Le mythe de l’éditeur WYSIWYG
Google a lancé hier soir Google Web Designer, un logiciel Mac et Windows permettant de créer des « designs attirants et interactifs basés sur HTML5 et des animations qui peuvent tourner sur n’importe quels appareils« . La promesse de Google Web Designer est alléchante, mais c’est en ouvrant le logiciel pour la première fois ou en lisant le centre d’aide de Google que l’on comprend mieux à quoi est destiné exactement ce logiciel.
Google Web Designer est une application web avancée construite avec HTML5 qui vous permet de concevoir et construire des publicités en HTML5 et d’autres contenus web en utilisant une interface visuelle et une interface de code intégrés.
Google Web Designer n’est donc pas un outil conçu pour créer des sites web. (Comme le disait Hajim El Attab sur Twitter, Google Ad Designer aurait été un nom plus approprié.) Pourtant, Google Web Designer me laisse le même goût amer qu’à chaque nouvel outil soit disant pensé pour la conception web.

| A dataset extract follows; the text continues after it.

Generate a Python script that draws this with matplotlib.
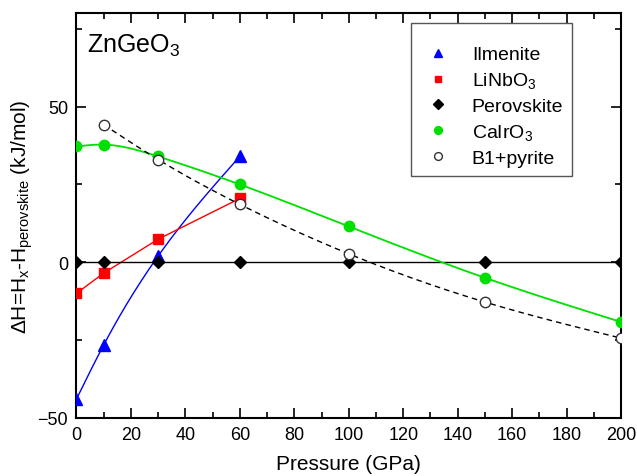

Je pense évidemment au dégoûtant Adobe Muse, ou encore à iAd Producer d’Apple (qui a au moins le mérite d’avoir un nom explicite sur sa finalité), mais aussi aux dinosaures du genre (Dreamweaver, Frontpage, iWeb). Ces logiciels s’évertuent tous à perpétuer le mythe de l’éditeur magique pour le web, et je trouve ça assez malsain.
Intégrer une page web, c’est résoudre des problèmes. Ces problèmes concernent l’adaptation d’une création graphique, l’accessibilité et l’interoperabilité d’une page, la maintenabilité du code, et la performance. Et bien sûr tout cela doit être fait dans un temps raisonnable.
Les éditeurs WYSIWYG comme Google Web Designer ou Adobe Muse ne se préoccupent que d’un seul point : la création graphique. C’est une vocation louable, mais qui se fait au sacrifice de tous les autres aspects de la conception web. Google Web Designer n’a donc aucun scrupule à générer une bannière de près de 100 Ko, puisque le seul problème que Google essaye de résoudre c’est d’arriver à ressortir graphiquement la même chose que ce qui a été fait dans l’éditeur. Et tant pis si la même bannière codée à la main aurait été dix fois plus légère.
Quand j’intègre une page web, je vais me poser des centaines de questions. Par exemple, pour du texte dans une police exotique : est-ce que j’utilise une police CSS ? (et toutes les questions qui vont avec : est-ce que cette police est utilisée ailleurs sur le site ? est-ce que le poids de la page actuelle permet de s’engraisser de la lourdeur d’une police CSS ? est-ce qu’on a la licence de droit d’utilisation de cette police sur le web ? est-ce que les coûts de cette licence rentrent dans le budget du projet ?), ou est-ce que j’utilise une image ? (et dans ce cas : plutôt un GIF, un JPG, un PNG, du SVG ? quels navigateurs doivent être supportés ? que se passe-t-il pour les autres navigateurs ?). Et ça, c’est juste un petit éventail de questions qui me traversent l’esprit à chaque fois que je fais face à une police exotique. J’ai tout un tas de questions à me poser face à n’importe quel composant d’interface. Et ce à chaque nouveau projet, peu importe combien de fois j’ai déjà intégré un élément similaire auparavant, parce que le web évolue vite, et c’est tant mieux.
Je ne pense pas que créer une interface qui permette de résoudre ces problèmes soit impossible. Mais la complexité de ces problèmes rendrait une telle interface aussi complexe que les problèmes qu’on essaie de contourner. Et même si ça peut être difficile à avaler pour certains, je suis convaincu que la complexité de HTML et CSS est un bien nécessaire.